*WHAT THE TASK REQUIRES:* From the first line of the data below, copy each line up to the one containing "shares = [53.95, 20.01, 24.68, 0.33, 1.04]", and include that line too.

*DATASET SECTION:*
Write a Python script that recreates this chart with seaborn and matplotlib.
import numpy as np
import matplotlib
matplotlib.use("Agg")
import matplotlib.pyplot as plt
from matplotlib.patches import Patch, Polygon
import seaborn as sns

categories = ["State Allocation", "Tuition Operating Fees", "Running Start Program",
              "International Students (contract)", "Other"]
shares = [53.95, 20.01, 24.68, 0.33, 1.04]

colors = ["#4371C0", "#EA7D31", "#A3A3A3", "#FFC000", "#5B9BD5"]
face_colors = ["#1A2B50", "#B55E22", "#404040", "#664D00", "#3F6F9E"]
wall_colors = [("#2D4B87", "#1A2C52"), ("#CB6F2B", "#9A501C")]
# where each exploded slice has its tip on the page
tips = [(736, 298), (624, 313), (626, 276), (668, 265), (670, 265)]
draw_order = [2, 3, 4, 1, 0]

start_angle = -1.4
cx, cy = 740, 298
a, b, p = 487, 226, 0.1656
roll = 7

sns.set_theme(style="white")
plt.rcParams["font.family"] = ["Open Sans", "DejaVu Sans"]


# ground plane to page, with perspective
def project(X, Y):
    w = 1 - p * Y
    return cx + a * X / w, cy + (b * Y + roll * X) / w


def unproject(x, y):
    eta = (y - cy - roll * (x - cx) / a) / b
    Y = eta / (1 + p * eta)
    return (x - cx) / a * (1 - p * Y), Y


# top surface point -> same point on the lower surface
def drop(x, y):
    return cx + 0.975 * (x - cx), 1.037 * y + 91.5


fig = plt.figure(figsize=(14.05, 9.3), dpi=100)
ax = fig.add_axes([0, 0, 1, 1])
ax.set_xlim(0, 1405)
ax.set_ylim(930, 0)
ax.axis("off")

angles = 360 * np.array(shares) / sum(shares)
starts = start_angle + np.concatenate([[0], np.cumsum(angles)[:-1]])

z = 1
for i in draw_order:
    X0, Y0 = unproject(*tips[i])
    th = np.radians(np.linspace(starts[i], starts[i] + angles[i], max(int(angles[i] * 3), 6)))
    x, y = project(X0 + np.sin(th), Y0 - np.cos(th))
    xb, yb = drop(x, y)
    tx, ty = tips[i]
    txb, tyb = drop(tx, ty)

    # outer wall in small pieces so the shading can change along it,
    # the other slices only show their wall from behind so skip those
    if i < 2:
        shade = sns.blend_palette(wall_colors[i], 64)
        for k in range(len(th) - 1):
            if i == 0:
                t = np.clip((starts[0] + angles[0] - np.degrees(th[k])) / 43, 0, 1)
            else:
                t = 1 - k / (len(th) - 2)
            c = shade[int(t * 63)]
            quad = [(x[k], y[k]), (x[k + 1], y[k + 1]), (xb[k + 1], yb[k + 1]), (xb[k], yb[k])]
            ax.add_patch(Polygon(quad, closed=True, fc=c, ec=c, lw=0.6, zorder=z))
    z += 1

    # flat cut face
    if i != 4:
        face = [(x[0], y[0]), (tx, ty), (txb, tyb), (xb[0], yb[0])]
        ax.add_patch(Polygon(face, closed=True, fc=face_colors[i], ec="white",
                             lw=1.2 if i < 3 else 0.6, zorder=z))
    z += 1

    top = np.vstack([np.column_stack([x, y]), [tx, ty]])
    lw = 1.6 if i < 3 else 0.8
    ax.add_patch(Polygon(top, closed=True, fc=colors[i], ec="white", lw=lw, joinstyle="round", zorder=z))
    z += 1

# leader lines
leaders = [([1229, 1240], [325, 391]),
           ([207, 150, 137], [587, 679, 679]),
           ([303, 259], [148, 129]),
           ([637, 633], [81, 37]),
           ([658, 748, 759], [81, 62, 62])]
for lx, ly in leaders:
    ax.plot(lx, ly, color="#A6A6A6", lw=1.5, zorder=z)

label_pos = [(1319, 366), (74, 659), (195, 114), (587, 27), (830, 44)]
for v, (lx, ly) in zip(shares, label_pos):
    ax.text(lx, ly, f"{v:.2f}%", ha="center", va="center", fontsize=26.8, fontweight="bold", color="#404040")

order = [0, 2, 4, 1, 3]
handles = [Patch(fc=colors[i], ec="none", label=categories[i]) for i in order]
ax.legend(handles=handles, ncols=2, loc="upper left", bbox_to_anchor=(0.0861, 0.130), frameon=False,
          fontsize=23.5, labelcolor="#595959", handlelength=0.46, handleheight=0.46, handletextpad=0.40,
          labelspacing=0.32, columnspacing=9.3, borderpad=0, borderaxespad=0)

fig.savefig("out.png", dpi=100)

*SOLVED EXERCISE:*
Write a Python script that recreates this chart with seaborn and matplotlib.
import numpy as np
import matplotlib
matplotlib.use("Agg")
import matplotlib.pyplot as plt
from matplotlib.patches import Patch, Polygon
import seaborn as sns

categories = ["State Allocation", "Tuition Operating Fees", "Running Start Program",
              "International Students (contract)", "Other"]
shares = [53.95, 20.01, 24.68, 0.33, 1.04]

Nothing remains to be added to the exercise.